The ECtHR’s analysis in Weeks was underlined in Thynne v UK (1991) 13 EHRR 666, which was decided in the same way on the Article 5(4) issue. Five years later, the Court in Hussain v UK (1996) 22 EHRR 1 once again adopted the identical approach.
This line of Strasbourg authority is now reflected in the domestic jurisprudence, which recognises that a Parole Board decision that a prisoner is safe for release amounts to a conclusion that the casual link between the sentence and the continued detention has been broken for the purposes of Article 5. An indeterminate sentence prisoner’s post-tariff detention is lawful only where it is justified on the grounds of risk. Article 5 therefore requires the Parole Board to have the power to direct release immediately where risk no longer justifies detention [2].
The Article 5 compliance of the proposed reforms
The central vice of the proposed reforms is now obvious. They involve a power to determine release, currently held by a judicial body, being removed and given to the executive (either alone, or sitting as part of a newly constituted panel).
As such, the Parole Board’s new role in the parole process would no longer, by itself, appear to satisfy the review requirements of Article 5(4). This is because the reforms would render the Parole Board an advisory, rather than decision-making, body for the purposes of reviewing the legality of ongoing detention.
Indeed, this appears to be the Secretary of State’s goal. When recently pressed on this point by the Justice Select Committee, the Secretary of State commented: “I think that the Parole Board’s function is mischaracterised as judicial” (see Q77). Such a remark sits in stark tension with the status of the Parole Board as a court. Put simply, the aim of the reforms seems to be to stop the Parole Board from having the powers of a court for the purposes of Article 5(4).

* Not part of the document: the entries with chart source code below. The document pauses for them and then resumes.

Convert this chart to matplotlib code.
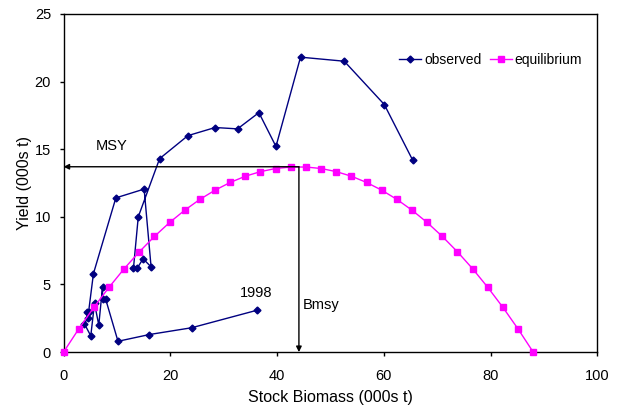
import matplotlib
matplotlib.use('Agg')
import matplotlib.pyplot as plt

plt.rcParams['font.family'] = ['Liberation Sans', 'DejaVu Sans']

# Observed stock biomass and yield (000s t)
obs_biomass = [65.4, 60.1, 52.6, 44.4, 39.8, 36.6, 32.6, 28.4, 23.3, 18.0,
               14.0, 13.1, 13.8, 14.9, 16.4, 15.1, 9.8, 5.6, 4.7, 4.3,
               4.5, 3.9, 5.1, 5.8, 6.6, 7.3, 7.3, 7.9, 10.2, 16.1,
               24.0, 36.3]
obs_yield = [14.2, 18.3, 21.5, 21.8, 15.2, 17.7, 16.5, 16.6, 16.0, 14.3,
             10.0, 6.2, 6.2, 6.9, 6.3, 12.05, 11.4, 5.8, 3.0, 3.0,
             2.5, 2.1, 1.2, 3.6, 2.0, 4.8, 3.9, 3.9, 0.8, 1.3,
             1.8, 3.1]

# Equilibrium curve points
eq_biomass = [0.0, 2.84, 5.68, 8.52, 11.35, 14.19, 17.03, 19.87, 22.71, 25.55,
              28.39, 31.23, 34.06, 36.9, 39.74, 42.58, 45.42, 48.26, 51.1, 53.94,
              56.77, 59.61, 62.45, 65.29, 68.13, 70.97, 73.81, 76.65, 79.48, 82.32,
              85.16, 88.0]
eq_yield = [0.0, 1.71, 3.31, 4.79, 6.16, 7.41, 8.55, 9.58, 10.49, 11.29,
            11.97, 12.54, 13.0, 13.34, 13.57, 13.68, 13.68, 13.57, 13.34, 13.0,
            12.54, 11.97, 11.29, 10.49, 9.58, 8.55, 7.41, 6.16, 4.79, 3.31,
            1.71, 0.0]

msy = 13.7
bmsy = 44.1

fig = plt.figure(figsize=(6.17, 4.08), dpi=100)
ax = fig.add_axes([0.103, 0.137, 0.865, 0.829])

ax.plot(obs_biomass, obs_yield, color='#000080', lw=1, marker='D', ms=3.5,
        label='observed')
ax.plot(eq_biomass, eq_yield, color='#FF00FF', lw=1, marker='s', ms=4.5,
        label='equilibrium', clip_on=False, zorder=3)

# MSY / Bmsy arrows
ax.annotate('', xy=(0, msy), xytext=(bmsy, msy),
            arrowprops=dict(arrowstyle='-|>', color='black', lw=1,
                            mutation_scale=8, shrinkA=0, shrinkB=0))
ax.annotate('', xy=(bmsy, 0), xytext=(bmsy, msy),
            arrowprops=dict(arrowstyle='-|>', color='black', lw=1,
                            mutation_scale=8, shrinkA=0, shrinkB=0))
ax.text(9.1, 15.2, 'MSY', fontsize=10.5, ha='center', va='center')
ax.text(44.9, 3.5, 'Bmsy', fontsize=10.5, ha='left', va='center')
ax.text(36.1, 4.4, '1998', fontsize=10.5, ha='center', va='center')

ax.set_xlim(0, 100)
ax.set_ylim(0, 25)
ax.set_xticks(range(0, 101, 20))
ax.set_yticks(range(0, 26, 5))
ax.tick_params(direction='out', length=3, width=1, labelsize=10.5)
ax.tick_params(axis='x', pad=9)
ax.tick_params(axis='y', pad=6)
for s in ax.spines.values():
    s.set_linewidth(1)
ax.set_xlabel('Stock Biomass (000s t)', fontsize=11.5, labelpad=5)
ax.set_ylabel('Yield (000s t)', fontsize=11.5, labelpad=2)

ax.legend(loc='center', bbox_to_anchor=(0.80, 0.864), ncol=2, frameon=False,
          fontsize=10, handlelength=1.6, handletextpad=0.2, columnspacing=0.6)

plt.savefig('out.png', dpi=100)
plt.close()
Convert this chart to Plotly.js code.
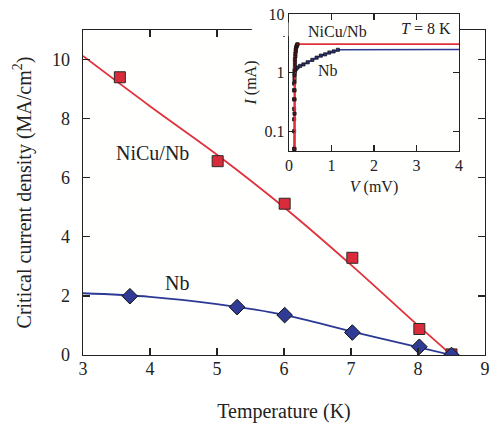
<!DOCTYPE html>
<html>
<head>
<meta charset="utf-8">
<script src="https://cdn.plot.ly/plotly-3.0.1.min.js"></script>
<style>html,body{margin:0;padding:0;background:#fff;}#chart{width:493px;height:425px;}</style>
</head>
<body>
<div id="chart"></div>
<script>
// Main panel: critical current density vs temperature
var tempNiCu = [3.55, 5.01, 6.01, 7.02, 8.02, 8.5];
var jcNiCu   = [9.40, 6.56, 5.12, 3.29, 0.88, 0.02];
var tempNb   = [3.70, 5.30, 6.01, 7.02, 8.02, 8.5];
var jcNb     = [1.99, 1.62, 1.35, 0.76, 0.28, 0.0];
// fitted curves
var fitTempNiCu = [3, 4, 5, 6, 7, 8, 8.5];
var fitJcNiCu   = [10.12, 8.42, 6.78, 5.0, 3.05, 1.0, 0];
var fitTempNb   = [3, 4, 5, 6, 7, 8, 8.5];
var fitJcNb     = [2.09, 1.97, 1.72, 1.36, 0.80, 0.27, 0];

// Inset: I-V curves at T = 8 K
var ivVNiCu = [0.13,0.13,0.13,0.13,0.13,0.13,0.13,0.14,0.14,0.14,0.15,0.15,0.16,0.16,0.17,0.18,0.19,0.2];
var ivINiCu = [0.05,0.2,0.35,0.5,0.7,0.9,1.1,1.3,1.5,1.7,1.9,2.1,2.3,2.5,2.7,2.85,2.95,3.05];
var lineVNiCu = [0.14, 0.14, 0.2, 4];
var lineINiCu = [0.04, 2.5, 3.07, 3.07];
var ivVNb = [0.12,0.12,0.12,0.12,0.12,0.12,0.12,0.13,0.13,0.14,0.16,0.2,0.26,0.34,0.44,0.55,0.65,0.75,0.85,0.95,1.05,1.15];
var ivINb = [0.05,0.1,0.16,0.24,0.35,0.5,0.65,0.8,0.95,1.05,1.15,1.22,1.3,1.38,1.5,1.65,1.8,1.95,2.05,2.2,2.3,2.45];
var lineVNb = ivVNb.concat([4]);
var lineINb = ivINb.concat([2.48]);

var mainTicksX = [3,4,5,6,7,8,9];
var mainTicksY = [0,2,4,6,8,10];
var insetTicksX = [0,1,2,3,4];
var insetTicksY = [0.1,1,10];
var insetTickText = ['0.1','1','10'];

var RED = '#e0313c', BLUE = '#2c3994', INK = '#222222';
var FONT = 'Liberation Serif, Times New Roman, serif';

var traces = [
  {x: fitTempNiCu, y: fitJcNiCu, mode: 'lines', line: {color: RED, width: 1.8, shape: 'spline'}, xaxis: 'x', yaxis: 'y', hoverinfo: 'skip'},
  {x: fitTempNb, y: fitJcNb, mode: 'lines', line: {color: BLUE, width: 1.8, shape: 'spline'}, xaxis: 'x', yaxis: 'y', hoverinfo: 'skip'},
  {x: tempNiCu, y: jcNiCu, mode: 'markers', marker: {symbol: 'square', size: 11, color: '#d92b3a', line: {color: '#2a2a2a', width: 1}}, xaxis: 'x', yaxis: 'y'},
  {x: tempNb, y: jcNb, mode: 'markers', marker: {symbol: 'diamond', size: 12, color: '#2f3b94', line: {color: '#111111', width: 1}}, xaxis: 'x', yaxis: 'y'},
  // inset
  {x: lineVNb, y: lineINb, mode: 'lines', line: {color: BLUE, width: 1.6}, xaxis: 'x2', yaxis: 'y2', hoverinfo: 'skip'},
  {x: ivVNb, y: ivINb, mode: 'markers', marker: {symbol: 'square', size: 3.2, color: '#2a3070', line: {color: '#111111', width: 0.7}}, xaxis: 'x2', yaxis: 'y2'},
  {x: lineVNiCu, y: lineINiCu, mode: 'lines', line: {color: RED, width: 1.8}, xaxis: 'x2', yaxis: 'y2', hoverinfo: 'skip'},
  {x: ivVNiCu, y: ivINiCu, mode: 'markers', marker: {symbol: 'square', size: 3.2, color: '#551518', line: {color: '#111111', width: 0.7}}, xaxis: 'x2', yaxis: 'y2'}
];

var layout = {
  width: 493, height: 425,
  margin: {l: 83, r: 8, t: 14, b: 70},
  paper_bgcolor: '#ffffff',
  plot_bgcolor: '#fffffe',
  showlegend: false,
  font: {family: FONT, color: INK, size: 18},
  xaxis: {
    domain: [0, 1], anchor: 'y', range: [3, 9], tickvals: mainTicksX,
    ticks: 'inside', ticklen: 7, tickwidth: 1.2, tickcolor: INK,
    showline: true, linecolor: INK, linewidth: 1.3, mirror: 'ticks',
    showgrid: false, zeroline: false,
    ticklabelstandoff: -3,
    tickfont: {size: 18, family: FONT, color: INK},
    title: {text: 'Temperature (K)', font: {size: 20, family: FONT, color: INK}, standoff: 26}
  },
  yaxis: {
    domain: [0, 0.9531], anchor: 'x', range: [0, 11], tickvals: mainTicksY,
    ticks: 'inside', ticklen: 7, tickwidth: 1.2, tickcolor: INK,
    showline: true, linecolor: INK, linewidth: 1.3, mirror: 'ticks',
    showgrid: false, zeroline: false,
    tickfont: {size: 18, family: FONT, color: INK},
    ticklabelstandoff: 8,
    title: {text: 'Critical current density (MA/cm<sup>2</sup>)', font: {size: 20, family: FONT, color: INK}, standoff: 15}
  },
  xaxis2: {
    domain: [0.5124, 0.9353], anchor: 'y2', range: [0, 4], tickvals: insetTicksX,
    ticks: 'inside', ticklen: 6, tickwidth: 1.1, tickcolor: INK,
    showline: true, linecolor: INK, linewidth: 1.2, mirror: 'ticks',
    showgrid: false, zeroline: false,
    tickfont: {size: 16, family: FONT, color: INK},
    title: {text: '<i>V</i> (mV)', font: {size: 16, family: FONT, color: INK}, standoff: 7}
  },
  yaxis2: {
    domain: [0.5982, 1], anchor: 'x2', type: 'log', range: [-1.337, 1],
    tickvals: insetTicksY, ticktext: insetTickText,
    ticks: 'inside', ticklen: 6, tickwidth: 1.1, tickcolor: INK,
    showline: true, linecolor: INK, linewidth: 1.2, mirror: 'ticks',
    showgrid: false, zeroline: false,
    tickfont: {size: 16, family: FONT, color: INK},
    title: {text: '<i>I</i> (mA)', font: {size: 16, family: FONT, color: INK}, standoff: 4}
  },
  shapes: [
    {type: 'rect', xref: 'paper', yref: 'paper', x0: 0.420, x1: 0.511, y0: 0.935, y1: 0.975,
     fillcolor: '#ffffff', line: {width: 0}, layer: 'above'}
  ],
  annotations: [
    {x: 4.03, y: 6.82, xref: 'x', yref: 'y', text: 'NiCu/Nb', showarrow: false, font: {size: 20, family: FONT, color: INK}},
    {x: 4.40, y: 2.43, xref: 'x', yref: 'y', text: 'Nb', showarrow: false, font: {size: 20, family: FONT, color: INK}},
    {x: 1.13, y: Math.log10(5.1), xref: 'x2', yref: 'y2', text: 'NiCu/Nb', showarrow: false, font: {size: 16, family: FONT, color: INK}},
    {x: 0.92, y: Math.log10(1.1), xref: 'x2', yref: 'y2', text: 'Nb', showarrow: false, font: {size: 16, family: FONT, color: INK}},
    {x: 3.86, y: Math.log10(5.76), xref: 'x2', yref: 'y2', xanchor: 'right', text: '<i>T</i> = 8 K', showarrow: false, font: {size: 16, family: FONT, color: INK}}
  ]
};

Plotly.newPlot('chart', traces, layout, {displayModeBar: false, staticPlot: true});
</script>
</body>
</html>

Crucially, the availability of judicial review was not enough to cure the advisory-only Parole Board’s review for Article 5(4) purposes in 1988, 1991 or 1996. Nothing since would appear to change the picture. It therefore seems that the proposed appeal mechanism to the Upper Tribunal on judicial review grounds will fail to cure any illegality.
Conclusion
The present position is that the Parole Board is a decision-making body that, in connection with release decisions, is a judicial authority acting as a court. This structure was set up, in part, to ensure compliance with the line of Strasbourg authority set out above. Repeatedly, the Strasbourg court found that that a Parole Board which cannot make release decisions does not offer the kind of review required by Article 5(4). Repeatedly, it noted that the availability of judicial review made no difference.
In this context, it is extremely difficult to see how the proposed changes would comply with the requirements of Article 5 ECHR. It remains to be seen whether this will be addressed or remedied in any draft clauses included in the Victims Bill.
[1] R (Giles) v Parole Board [2004] 1 AC, at §10.
[2] See, for example, R (Wells) v Secretary of State for Justice [2010] 1 AC 553, at §14; R (Gilbert) v Secretary of State for Justice [2015] EWCA Civ 802, at §57.